> [Exercise prompt]
All the data below goes into the copy word for word, but the pictures don't.

> [Dataset extract]
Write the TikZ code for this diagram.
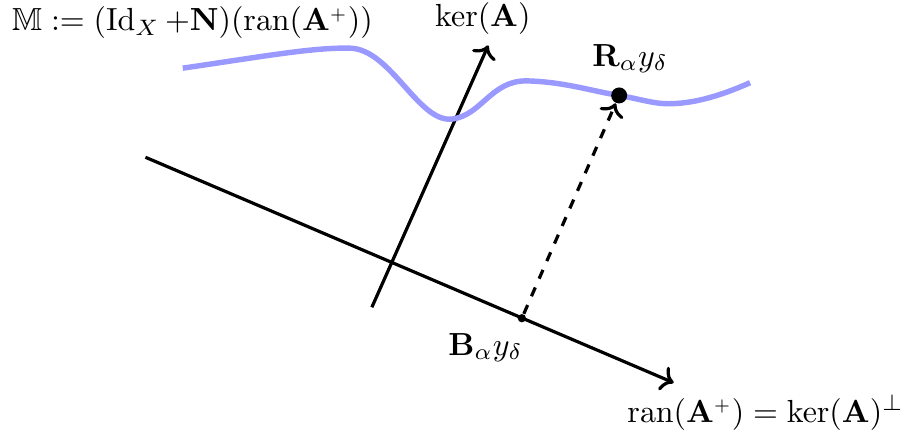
\documentclass[tikz,border=0pt]{standalone}
\usepackage{amsmath, amssymb}
\usepackage{xcolor}
\usepackage{tikz}
\usetikzlibrary{
  arrows.meta,
  positioning,
  calc
}

\begin{document}
\begin{tikzpicture}[
  axisline/.style={draw=black, line width=1pt, ->},
  manifold/.style={draw=blue!40, line width=1.7pt},
  projline/.style={draw=black, dashed, line width=1pt, ->},
  bigdot/.style={circle, fill=black, inner sep=0pt, minimum size=5pt},
  smalldot/.style={circle, fill=black, inner sep=0pt, minimum size=2.6pt},
  lbl/.style={inner sep=1pt}
]
\useasboundingbox (0,0) rectangle (9.91,4.80);

% ============ SUBSPACES ============
\coordinate (ranstart) at (1.60,3.07);
\coordinate (ranend)   at (7.41,0.59);
\coordinate (kerstart) at (4.09,1.42);
\coordinate (kerend)   at (5.37,4.30);
\draw[axisline] (ranstart) -- (ranend);
\draw[axisline] (kerstart) -- (kerend);

% ============ MANIFOLD ============
\draw[manifold] (2.01,4.05) .. controls (2.90,4.18) and (3.45,4.28) .. (3.85,4.27)
  .. controls (4.30,4.26) and (4.60,3.45) .. (4.97,3.49)
  .. controls (5.30,3.53) and (5.40,3.92) .. (5.80,3.91)
  .. controls (6.20,3.90) and (6.50,3.80) .. (6.81,3.75)
  .. controls (7.05,3.71) and (7.20,3.65) .. (7.40,3.66)
  .. controls (7.70,3.67) and (8.00,3.78) .. (8.25,3.89);

% ============ POINTS ============
\node[bigdot]   (rpt) at (6.81,3.75) {};
\node[smalldot] (bpt) at (5.74,1.30) {};
\draw[projline] (bpt) -- (rpt);

% ============ LABELS ============
\node[lbl] (kerlbl) at (5.31,4.60) {$\operatorname{ker}(\mathbf{A})$};
\node[lbl] (rlbl)   at (6.93,4.16) {$\mathbf{R}_\alpha y_\delta$};
\node[lbl] (blbl)   at (5.34,0.98) {$\mathbf{B}_\alpha y_\delta$};
\node[lbl] (ranlbl) at (8.42,0.26)
  {$\operatorname{ran}(\mathbf{A}^{\scriptscriptstyle +}) = \operatorname{ker}(\mathbf{A})^{\perp}$};
\node[lbl, anchor=west] (mlbl) at (0.09,4.55)
  {$\mathbb{M} := (\mathrm{Id}_X\,{+}\mathbf{N})(\operatorname{ran}(\mathbf{A}^{\scriptscriptstyle +}))$};

\end{tikzpicture}
\end{document}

> [Exercise solution]
Write the TikZ code for this diagram.
\documentclass[tikz,border=0pt]{standalone}
\usepackage{amsmath, amssymb}
\usepackage{xcolor}
\usepackage{tikz}
\usetikzlibrary{
  arrows.meta,
  positioning,
  calc
}

\begin{document}
\begin{tikzpicture}[
  axisline/.style={draw=black, line width=1pt, ->},
  manifold/.style={draw=blue!40, line width=1.7pt},
  projline/.style={draw=black, dashed, line width=1pt, ->},
  bigdot/.style={circle, fill=black, inner sep=0pt, minimum size=5pt},
  smalldot/.style={circle, fill=black, inner sep=0pt, minimum size=2.6pt},
  lbl/.style={inner sep=1pt}
]
\useasboundingbox (0,0) rectangle (9.91,4.80);

% ============ SUBSPACES ============
\coordinate (ranstart) at (1.60,3.07);
\coordinate (ranend)   at (7.41,0.59);
\coordinate (kerstart) at (4.09,1.42);
\coordinate (kerend)   at (5.37,4.30);
\draw[axisline] (ranstart) -- (ranend);
\draw[axisline] (kerstart) -- (kerend);

% ============ MANIFOLD ============
\draw[manifold] (2.01,4.05) .. controls (2.90,4.18) and (3.45,4.28) .. (3.85,4.27)
  .. controls (4.30,4.26) and (4.60,3.45) .. (4.97,3.49)
  .. controls (5.30,3.53) and (5.40,3.92) .. (5.80,3.91)
  .. controls (6.20,3.90) and (6.50,3.80) .. (6.81,3.75)
  .. controls (7.05,3.71) and (7.20,3.65) .. (7.40,3.66)
  .. controls (7.70,3.67) and (8.00,3.78) .. (8.25,3.89);

% ============ POINTS ============
\node[bigdot]   (rpt) at (6.81,3.75) {};
\node[smalldot] (bpt) at (5.74,1.30) {};
\draw[projline] (bpt) -- (rpt);

% ============ LABELS ============
\node[lbl] (kerlbl) at (5.31,4.60) {$\operatorname{ker}(\mathbf{A})$};
\node[lbl] (rlbl)   at (6.93,4.16) {$\mathbf{R}_\alpha y_\delta$};
\node[lbl] (blbl)   at (5.34,0.98) {$\mathbf{B}_\alpha y_\delta$};
\node[lbl] (ranlbl) at (8.42,0.26)
  {$\operatorname{ran}(\mathbf{A}^{\scriptscriptstyle +}) = \operatorname{ker}(\mathbf{A})^{\perp}$};
\node[lbl, anchor=west] (mlbl) at (0.09,4.55)
  {$\mathbb{M} := (\mathrm{Id}_X\,{+}\mathbf{N})(\operatorname{ran}(\mathbf{A}^{\scriptscriptstyle +}))$};

\end{tikzpicture}
\end{document}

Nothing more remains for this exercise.